La réforme du gaz de pétrole liquéfié (GPL) portée par l’Agência Nacional do Petróleo, Gás Natural e Biocombustíveis (ANP) s’attaque à l’un des marchés les plus concentrés du secteur énergétique brésilien. Petrobras fournit environ 89 % des volumes de GPL commercialisés dans le pays, dont une part croissante est importée. Cette domination est doublée d’un quasi-oligopole à la distribution, détenu par Copa Energia, Nacional Gás, Supergasbras et Ultragaz.
Un marché dominé par Petrobras et verrouillé par les bouteilles
L’élément central du contrôle réside dans la propriété des bouteilles P13, utilisées par plus de 90 % des foyers. Le droit exclusif de remplissage empêche les consommateurs de faire appel à un autre distributeur sans changer de bouteille, ce qui représente une barrière à la concurrence. La réforme envisagée par l’ANP remet en cause cette architecture en permettant le remplissage multi-marques sous réserve de traçabilité, ce qui soulève de fortes inquiétudes juridiques et sécuritaires du côté des distributeurs.
Les sociétés concernées invoquent des droits acquis sur un parc de plus de 130 millions de bouteilles, dont la gestion suppose des investissements élevés en inspection et maintenance.
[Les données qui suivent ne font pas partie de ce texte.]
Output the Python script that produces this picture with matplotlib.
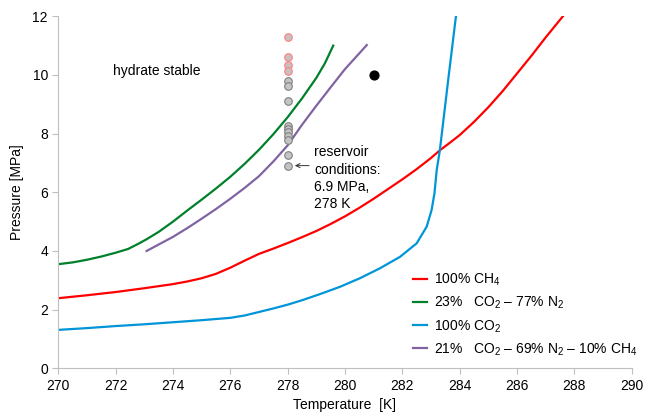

L’ouverture du remplissage pourrait ainsi être perçue comme une expropriation réglementaire, ce qui laisse entrevoir des recours devant les juridictions administratives et constitutionnelles.
Une pression sociale et budgétaire croissante
Le programme Gás do Povo, lancé par le gouvernement pour subventionner l’achat de GPL pour les ménages à bas revenus, vient amplifier la tension autour de la réforme. Financé par le budget fédéral, il vise à remplacer l’utilisation du bois, encore majoritaire dans certaines zones rurales, par le GPL. La soutenabilité de ce programme dépend fortement du prix unitaire du botijão, qui reste élevé malgré la baisse des cours internationaux du propane.
Les marges réalisées par les distributeurs dans certaines régions comme le Nordeste, où le réseau de distribution est peu contesté, sont au cœur des critiques. L’ANP cherche à introduire plus de transparence dans les coûts et à permettre l’entrée de nouveaux acteurs via des assouplissements réglementaires.
Traçabilité, géopolitique et diversification des flux
Dans un contexte international marqué par les sanctions sur certains carburants russes et vénézuéliens, le Brésil met en place un système de traçabilité des cargaisons de GPL importées. La majorité des volumes additionnels proviennent des États-Unis, puis de l’Argentine. Les terminaux d’importation de Suape et Pecém, portés par les distributeurs, sont conçus pour réduire la dépendance à Petrobras, mais risquent de perdre leur autonomie si le géant public reprend le contrôle logistique via des contrats de location.
La montée en puissance du complexe Boaventura, intégré à la raffinerie Reduc, permet à Petrobras d’augmenter sa production domestique de GPL. Ce surplus est destiné à alimenter des usages industriels décentralisés comme les chaudières ou les groupes électrogènes, dans des régions non raccordées au réseau de gaz.
Investissements incertains et arbitrage réglementaire
Les perspectives de retour sur investissement des distributeurs sont remises en question par l’absence de clarté réglementaire. Les projets logistiques initiés ces dernières années pourraient être réorientés vers des usages locatifs peu rentables si le pouvoir de marché de Petrobras se renforce.
Les entreprises concernées devront adapter leur modèle économique, en misant sur la sécurité, la qualité de service et des offres packagées pour les industriels, plutôt que sur la marge brute sur le produit. À court terme, les investissements dans la modernisation du parc de bouteilles et des entrepôts seront suspendus, en attente du texte final de la réforme.